#163 Fall 2010 — Neighborhood Stabilization

HMDA at 35

The improved Home Mortgage Disclosure Act can be a tool for fighting predatory lending, but it could and should go further.

2010: Anti-Predatory Lending

Although many factors contributed to the economic crisis of 2008, one of the big culprits was the high default rate on risky, unsafe, and abusive loans, known collectively as “predatory” loans. Predatory loans contain characteristics that make them highly risky, difficult if not impossible to repay, or without any economic benefit to the borrower. These characteristics include prepayment penalties, balloon payments, negative amortization, high loan-to-value ratios, confusing adjustable rate periods, and excessively high fees, interest rates, and points. Additionally, predatory loans are frequently made based on little or no documentation of the borrower’s income, employment, assets, or source of funds; the value of the property exclusively; or very high borrower debt/income and housing debt/income ratios.

The CPA amendments expanded HMDA’s mission once again, this time, to detect and deter predatory lending. The CPA amendments require lenders to disclose the following new information: total number of mortgage loans according to total points and fees, difference between interest rate and a benchmark rate, term in months of any prepayment penalty, and total number of mortgage applications and loans according to: value of property pledged as collateral, term in months after which interest rate may change, contractual terms that would allow borrower to make non-fully amortizing payments, term in months of loan, channel through which loan was made, and credit score of mortgage applicant.

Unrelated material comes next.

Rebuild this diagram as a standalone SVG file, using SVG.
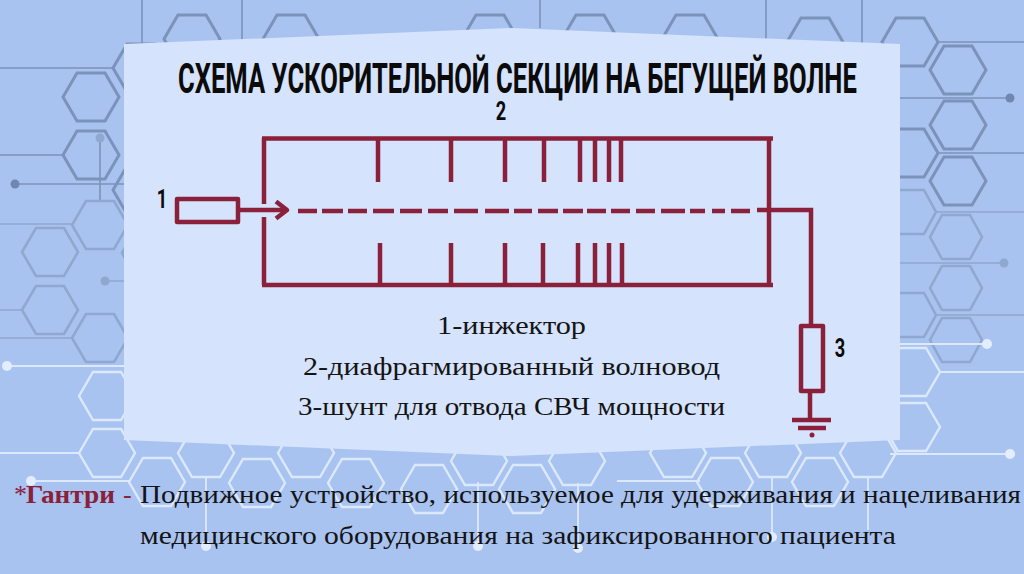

The new HMDA disclosures will allow advocates to identify several types of predatory loans, including:

  • Adjustable rate mortgages with prepayment penalties: These loans were particularly vulnerable when housing prices declined in 2008, triggering high default rates and contributing to the recession. The HMDA amendments requiring lenders to disclose the interest rate, adjustable rate periods, and prepayment penalty terms on loans will help identify these loans.
  • Excessively costly loans: The mandated disclosure of a loan’s interest rate and points and fees, the borrower’s credit rating, and an interest rate benchmark will help determine whether a loan is more costly than average and whether it is tied to the borrower’s risk.
  • Negatively amortizing loans: The balance on these loans increases even if the borrower makes all monthly payments on time. Disclosure of whether any loan payments are negatively amortizing will identify this type of predatory loan.

The new disclosures do not, however, contain enough information to identify several other types of predatory loans, including:

  • “Unsuitable” loans: These are loans that the borrower does not have a reasonable chance of repaying because of her economic circumstances. Some of the new disclosures, including the interest rate and fees, interest rate adjustment periods, prepayment penalties, and the value of the collateral, are relevant to whether a loan is suitable. However, also relevant to determining suitability, and perhaps most relevant, are the borrower’s housing debt/income ratio and overall debt/income ratio, which the CPA amendments do not require lenders to disclose.
  • “Low-doc” and “no-doc” loans: These highly risky loans require little or no documentation of the borrower’s income, employment, assets, or source of funds. Lenders are not required under the new amendments to disclose whether a loan was based on little or no documentation.
  • “Asset-based” loans: These loans are often unsuitable for the borrower because they are based only on the value of the collateral. The HMDA amendments do not require lenders to disclose whether a loan was asset-based.
  • Loan “flipping”: Another type of predatory loan requires frequent refinancing, often because of unaffordable balloon payments due before the end of the loan term. These refinancings have increasingly higher rates and fees, rendering the loan unaffordable. The new amendments do not require lenders to disclose balloon payments or the time between loans to the same borrower, making it difficult for advocates to identify loan flipping.

In order for the data to reveal these additional kinds of predatory loans, the BCFP should use its authority to require lenders to disclose:

  1. The borrower’s debt/income and housing debt/income ratios;
  2. Whether the loan was low- or no-doc;
  3. Whether the loan was based on the value of the property only;
  4. Whether the loan included a balloon payment; and
  5. The length of time between loans to the same borrower.

HMDA’s success so far has been in direct proportion to how thoroughly the information it requires lenders to disclose can be used to identify the problematic practice in question. Hopefully, the BCFP will learn from HMDA’s history and use its power to make HMDA as effective a tool as possible in fighting predatory lending.